** Requirements **
Without the pictures, return all of the material exactly as written.

....

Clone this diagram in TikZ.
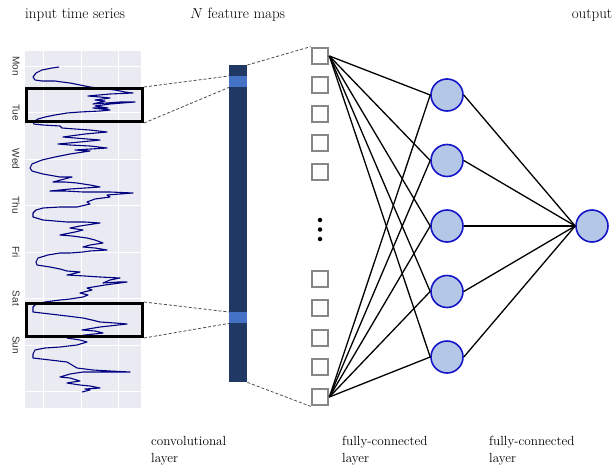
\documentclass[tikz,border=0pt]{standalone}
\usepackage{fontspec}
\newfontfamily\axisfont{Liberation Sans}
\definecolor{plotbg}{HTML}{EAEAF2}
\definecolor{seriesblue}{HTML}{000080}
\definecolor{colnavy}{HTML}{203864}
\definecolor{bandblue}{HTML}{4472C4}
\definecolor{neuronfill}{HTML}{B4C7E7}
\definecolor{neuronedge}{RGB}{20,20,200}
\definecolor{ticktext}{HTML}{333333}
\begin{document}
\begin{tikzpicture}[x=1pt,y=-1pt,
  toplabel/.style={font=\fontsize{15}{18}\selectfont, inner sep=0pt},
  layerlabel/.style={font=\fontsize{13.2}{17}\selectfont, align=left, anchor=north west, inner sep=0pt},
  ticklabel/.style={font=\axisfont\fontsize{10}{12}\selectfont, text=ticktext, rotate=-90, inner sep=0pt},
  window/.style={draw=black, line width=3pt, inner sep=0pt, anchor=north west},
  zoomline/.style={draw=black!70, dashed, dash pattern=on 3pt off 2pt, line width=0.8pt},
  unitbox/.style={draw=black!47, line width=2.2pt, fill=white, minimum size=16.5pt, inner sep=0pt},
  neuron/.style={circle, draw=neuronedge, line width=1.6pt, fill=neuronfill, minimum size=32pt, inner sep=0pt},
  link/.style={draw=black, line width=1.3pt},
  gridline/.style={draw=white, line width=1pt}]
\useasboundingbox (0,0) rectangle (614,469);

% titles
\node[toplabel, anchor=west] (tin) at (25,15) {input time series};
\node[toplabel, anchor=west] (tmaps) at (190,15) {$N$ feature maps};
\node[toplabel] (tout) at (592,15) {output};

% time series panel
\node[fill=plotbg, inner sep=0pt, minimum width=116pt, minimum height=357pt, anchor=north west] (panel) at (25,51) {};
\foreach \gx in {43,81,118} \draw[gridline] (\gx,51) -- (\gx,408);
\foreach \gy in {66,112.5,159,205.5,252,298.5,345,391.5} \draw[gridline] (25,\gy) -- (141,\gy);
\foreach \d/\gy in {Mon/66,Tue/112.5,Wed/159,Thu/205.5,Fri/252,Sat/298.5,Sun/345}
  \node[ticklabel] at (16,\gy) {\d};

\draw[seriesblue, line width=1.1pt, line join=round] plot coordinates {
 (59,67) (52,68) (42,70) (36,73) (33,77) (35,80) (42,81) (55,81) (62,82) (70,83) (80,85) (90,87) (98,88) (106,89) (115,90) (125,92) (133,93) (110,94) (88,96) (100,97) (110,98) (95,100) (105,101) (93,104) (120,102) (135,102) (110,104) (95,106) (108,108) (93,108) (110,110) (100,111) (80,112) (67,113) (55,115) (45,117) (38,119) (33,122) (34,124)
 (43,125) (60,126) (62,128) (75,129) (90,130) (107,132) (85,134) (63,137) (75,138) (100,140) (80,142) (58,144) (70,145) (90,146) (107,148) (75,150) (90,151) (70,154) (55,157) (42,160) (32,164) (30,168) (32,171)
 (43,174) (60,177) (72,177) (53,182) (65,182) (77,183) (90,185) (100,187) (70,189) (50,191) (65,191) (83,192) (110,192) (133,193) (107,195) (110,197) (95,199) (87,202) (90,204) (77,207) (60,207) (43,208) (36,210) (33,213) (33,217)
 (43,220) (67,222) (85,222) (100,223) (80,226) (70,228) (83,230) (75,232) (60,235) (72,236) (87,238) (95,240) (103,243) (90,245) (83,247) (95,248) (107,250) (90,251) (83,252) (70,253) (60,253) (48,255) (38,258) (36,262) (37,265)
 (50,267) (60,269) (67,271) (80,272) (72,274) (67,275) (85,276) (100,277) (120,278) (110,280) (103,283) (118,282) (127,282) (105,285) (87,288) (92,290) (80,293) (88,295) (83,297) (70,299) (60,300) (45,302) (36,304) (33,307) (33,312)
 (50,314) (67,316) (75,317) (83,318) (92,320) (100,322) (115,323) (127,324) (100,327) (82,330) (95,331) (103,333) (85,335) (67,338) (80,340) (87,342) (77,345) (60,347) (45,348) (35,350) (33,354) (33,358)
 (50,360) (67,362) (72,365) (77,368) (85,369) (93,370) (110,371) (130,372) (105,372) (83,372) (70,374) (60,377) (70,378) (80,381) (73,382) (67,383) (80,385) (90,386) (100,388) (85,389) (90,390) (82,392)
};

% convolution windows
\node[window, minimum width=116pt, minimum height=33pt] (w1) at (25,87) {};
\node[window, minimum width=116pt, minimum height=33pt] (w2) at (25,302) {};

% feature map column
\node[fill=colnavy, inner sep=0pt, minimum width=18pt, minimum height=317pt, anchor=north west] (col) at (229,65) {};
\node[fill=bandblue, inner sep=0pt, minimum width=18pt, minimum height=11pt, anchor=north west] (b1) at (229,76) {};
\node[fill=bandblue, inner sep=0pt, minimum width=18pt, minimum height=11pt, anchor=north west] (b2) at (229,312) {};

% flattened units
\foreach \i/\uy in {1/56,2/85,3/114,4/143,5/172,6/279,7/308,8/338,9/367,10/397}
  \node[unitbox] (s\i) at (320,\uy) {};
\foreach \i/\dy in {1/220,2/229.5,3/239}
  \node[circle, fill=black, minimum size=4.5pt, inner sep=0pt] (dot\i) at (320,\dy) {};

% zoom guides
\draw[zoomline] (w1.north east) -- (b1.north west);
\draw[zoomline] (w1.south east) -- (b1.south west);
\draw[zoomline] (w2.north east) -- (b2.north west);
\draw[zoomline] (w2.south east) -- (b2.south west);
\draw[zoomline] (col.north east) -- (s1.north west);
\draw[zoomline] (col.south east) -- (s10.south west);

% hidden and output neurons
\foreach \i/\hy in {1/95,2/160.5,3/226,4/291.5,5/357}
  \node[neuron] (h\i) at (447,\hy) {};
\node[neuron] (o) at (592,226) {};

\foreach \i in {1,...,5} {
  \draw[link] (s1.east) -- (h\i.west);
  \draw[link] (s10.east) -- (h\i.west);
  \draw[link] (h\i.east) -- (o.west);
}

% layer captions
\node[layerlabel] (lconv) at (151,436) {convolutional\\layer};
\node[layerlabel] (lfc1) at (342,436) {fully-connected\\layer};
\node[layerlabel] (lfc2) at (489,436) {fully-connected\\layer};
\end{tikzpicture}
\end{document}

....

** Response below **
Clone this diagram in TikZ.
\documentclass[tikz,border=0pt]{standalone}
\usepackage{fontspec}
\newfontfamily\axisfont{Liberation Sans}
\definecolor{plotbg}{HTML}{EAEAF2}
\definecolor{seriesblue}{HTML}{000080}
\definecolor{colnavy}{HTML}{203864}
\definecolor{bandblue}{HTML}{4472C4}
\definecolor{neuronfill}{HTML}{B4C7E7}
\definecolor{neuronedge}{RGB}{20,20,200}
\definecolor{ticktext}{HTML}{333333}
\begin{document}
\begin{tikzpicture}[x=1pt,y=-1pt,
  toplabel/.style={font=\fontsize{15}{18}\selectfont, inner sep=0pt},
  layerlabel/.style={font=\fontsize{13.2}{17}\selectfont, align=left, anchor=north west, inner sep=0pt},
  ticklabel/.style={font=\axisfont\fontsize{10}{12}\selectfont, text=ticktext, rotate=-90, inner sep=0pt},
  window/.style={draw=black, line width=3pt, inner sep=0pt, anchor=north west},
  zoomline/.style={draw=black!70, dashed, dash pattern=on 3pt off 2pt, line width=0.8pt},
  unitbox/.style={draw=black!47, line width=2.2pt, fill=white, minimum size=16.5pt, inner sep=0pt},
  neuron/.style={circle, draw=neuronedge, line width=1.6pt, fill=neuronfill, minimum size=32pt, inner sep=0pt},
  link/.style={draw=black, line width=1.3pt},
  gridline/.style={draw=white, line width=1pt}]
\useasboundingbox (0,0) rectangle (614,469);

% titles
\node[toplabel, anchor=west] (tin) at (25,15) {input time series};
\node[toplabel, anchor=west] (tmaps) at (190,15) {$N$ feature maps};
\node[toplabel] (tout) at (592,15) {output};

% time series panel
\node[fill=plotbg, inner sep=0pt, minimum width=116pt, minimum height=357pt, anchor=north west] (panel) at (25,51) {};
\foreach \gx in {43,81,118} \draw[gridline] (\gx,51) -- (\gx,408);
\foreach \gy in {66,112.5,159,205.5,252,298.5,345,391.5} \draw[gridline] (25,\gy) -- (141,\gy);
\foreach \d/\gy in {Mon/66,Tue/112.5,Wed/159,Thu/205.5,Fri/252,Sat/298.5,Sun/345}
  \node[ticklabel] at (16,\gy) {\d};

\draw[seriesblue, line width=1.1pt, line join=round] plot coordinates {
 (59,67) (52,68) (42,70) (36,73) (33,77) (35,80) (42,81) (55,81) (62,82) (70,83) (80,85) (90,87) (98,88) (106,89) (115,90) (125,92) (133,93) (110,94) (88,96) (100,97) (110,98) (95,100) (105,101) (93,104) (120,102) (135,102) (110,104) (95,106) (108,108) (93,108) (110,110) (100,111) (80,112) (67,113) (55,115) (45,117) (38,119) (33,122) (34,124)
 (43,125) (60,126) (62,128) (75,129) (90,130) (107,132) (85,134) (63,137) (75,138) (100,140) (80,142) (58,144) (70,145) (90,146) (107,148) (75,150) (90,151) (70,154) (55,157) (42,160) (32,164) (30,168) (32,171)
 (43,174) (60,177) (72,177) (53,182) (65,182) (77,183) (90,185) (100,187) (70,189) (50,191) (65,191) (83,192) (110,192) (133,193) (107,195) (110,197) (95,199) (87,202) (90,204) (77,207) (60,207) (43,208) (36,210) (33,213) (33,217)
 (43,220) (67,222) (85,222) (100,223) (80,226) (70,228) (83,230) (75,232) (60,235) (72,236) (87,238) (95,240) (103,243) (90,245) (83,247) (95,248) (107,250) (90,251) (83,252) (70,253) (60,253) (48,255) (38,258) (36,262) (37,265)
 (50,267) (60,269) (67,271) (80,272) (72,274) (67,275) (85,276) (100,277) (120,278) (110,280) (103,283) (118,282) (127,282) (105,285) (87,288) (92,290) (80,293) (88,295) (83,297) (70,299) (60,300) (45,302) (36,304) (33,307) (33,312)
 (50,314) (67,316) (75,317) (83,318) (92,320) (100,322) (115,323) (127,324) (100,327) (82,330) (95,331) (103,333) (85,335) (67,338) (80,340) (87,342) (77,345) (60,347) (45,348) (35,350) (33,354) (33,358)
 (50,360) (67,362) (72,365) (77,368) (85,369) (93,370) (110,371) (130,372) (105,372) (83,372) (70,374) (60,377) (70,378) (80,381) (73,382) (67,383) (80,385) (90,386) (100,388) (85,389) (90,390) (82,392)
};

% convolution windows
\node[window, minimum width=116pt, minimum height=33pt] (w1) at (25,87) {};
\node[window, minimum width=116pt, minimum height=33pt] (w2) at (25,302) {};

% feature map column
\node[fill=colnavy, inner sep=0pt, minimum width=18pt, minimum height=317pt, anchor=north west] (col) at (229,65) {};
\node[fill=bandblue, inner sep=0pt, minimum width=18pt, minimum height=11pt, anchor=north west] (b1) at (229,76) {};
\node[fill=bandblue, inner sep=0pt, minimum width=18pt, minimum height=11pt, anchor=north west] (b2) at (229,312) {};

% flattened units
\foreach \i/\uy in {1/56,2/85,3/114,4/143,5/172,6/279,7/308,8/338,9/367,10/397}
  \node[unitbox] (s\i) at (320,\uy) {};
\foreach \i/\dy in {1/220,2/229.5,3/239}
  \node[circle, fill=black, minimum size=4.5pt, inner sep=0pt] (dot\i) at (320,\dy) {};

% zoom guides
\draw[zoomline] (w1.north east) -- (b1.north west);
\draw[zoomline] (w1.south east) -- (b1.south west);
\draw[zoomline] (w2.north east) -- (b2.north west);
\draw[zoomline] (w2.south east) -- (b2.south west);
\draw[zoomline] (col.north east) -- (s1.north west);
\draw[zoomline] (col.south east) -- (s10.south west);

% hidden and output neurons
\foreach \i/\hy in {1/95,2/160.5,3/226,4/291.5,5/357}
  \node[neuron] (h\i) at (447,\hy) {};
\node[neuron] (o) at (592,226) {};

\foreach \i in {1,...,5} {
  \draw[link] (s1.east) -- (h\i.west);
  \draw[link] (s10.east) -- (h\i.west);
  \draw[link] (h\i.east) -- (o.west);
}

% layer captions
\node[layerlabel] (lconv) at (151,436) {convolutional\\layer};
\node[layerlabel] (lfc1) at (342,436) {fully-connected\\layer};
\node[layerlabel] (lfc2) at (489,436) {fully-connected\\layer};
\end{tikzpicture}
\end{document}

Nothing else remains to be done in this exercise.